Even Bed Bath & Beyond’s clarification was rife with controversy, drawing criticism from all sides: Some anti-Trump customers expressed disappointment that the retailer saw fit to remind customers than Ivanka Trump merchandise is available, and though many pro-Trump customers hailed the announcement, others said they wouldn’t buy from the retailer until it sells her products on its website, not just in stores. (As of Monday morning, there were no Ivanka Trump or any other Trump products for sale there.)
But it’s the border adjustment tax that is of particular concern to retailers. The proposal includes a reduced 20% corporate tax rate, a switch to a territorial system and so-called “border adjustments” (taxes on imports but not exports). For most large retailers, the lower tax rate won’t sufficiently make up for lost sales due to the higher prices wrought by import taxes, analysts said.
Even U.S. retailers would be hit hard. Taxing imports and exempting exports (the nut of the plan) appears to target foreign businesses, but because U.S. retailers depend so much on overseas manufacturing, including apparel, home goods, electronics and other products, they too would face the prospect of raising their prices or — if that approach threatens sales — reducing profits. Many economists also contend such a tax would boost the value of the dollar, which is already hurting many retailers by dampening sales from tourists and raising the cost of production in Asia, which trades using U.S. currency.

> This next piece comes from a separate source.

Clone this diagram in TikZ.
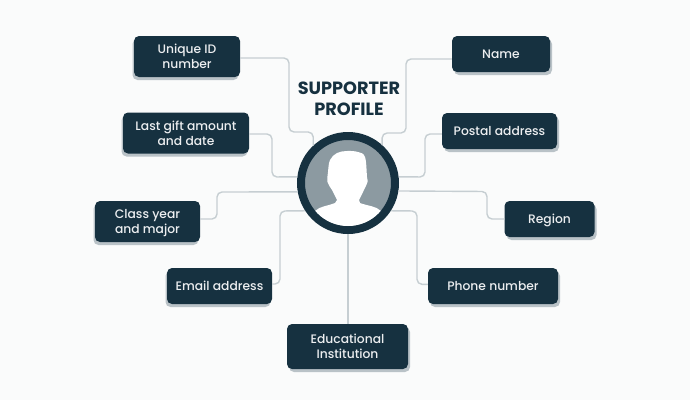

The proposal is essentially a consumption tax, a notion floated by Republicans for years as a way to make up shortfalls that come from the income tax cuts they also favor, similar to the value-added tax imposed in Europe. By definition, a tax on consumption has the effect of curtailing consumer purchasing by raising prices without raising value; at the moment, consumer spending is the backbone of the U.S. economy.
“[S]ales to U.S. customers are taxed and sales to foreign customers are exempt, regardless of whether the taxpayer is foreign or domestic,” according to the “A Better Way” document from the Republican House of Representatives, which contains the most comprehensive description of how the proposal would work.
The tax and its effects run “very counter to the way consumers are feeling at the moment,” David French, the National Retail Federation’s senior vice president for government relations, said recently. The NRF earlier this year released its economic forecast for 2017, projecting that retail industry sales (excluding automobiles, gas stations and restaurants) will grow between 3.7% and 4.2% over year-ago totals, but warned that prediction relies on a continued stable economic environment.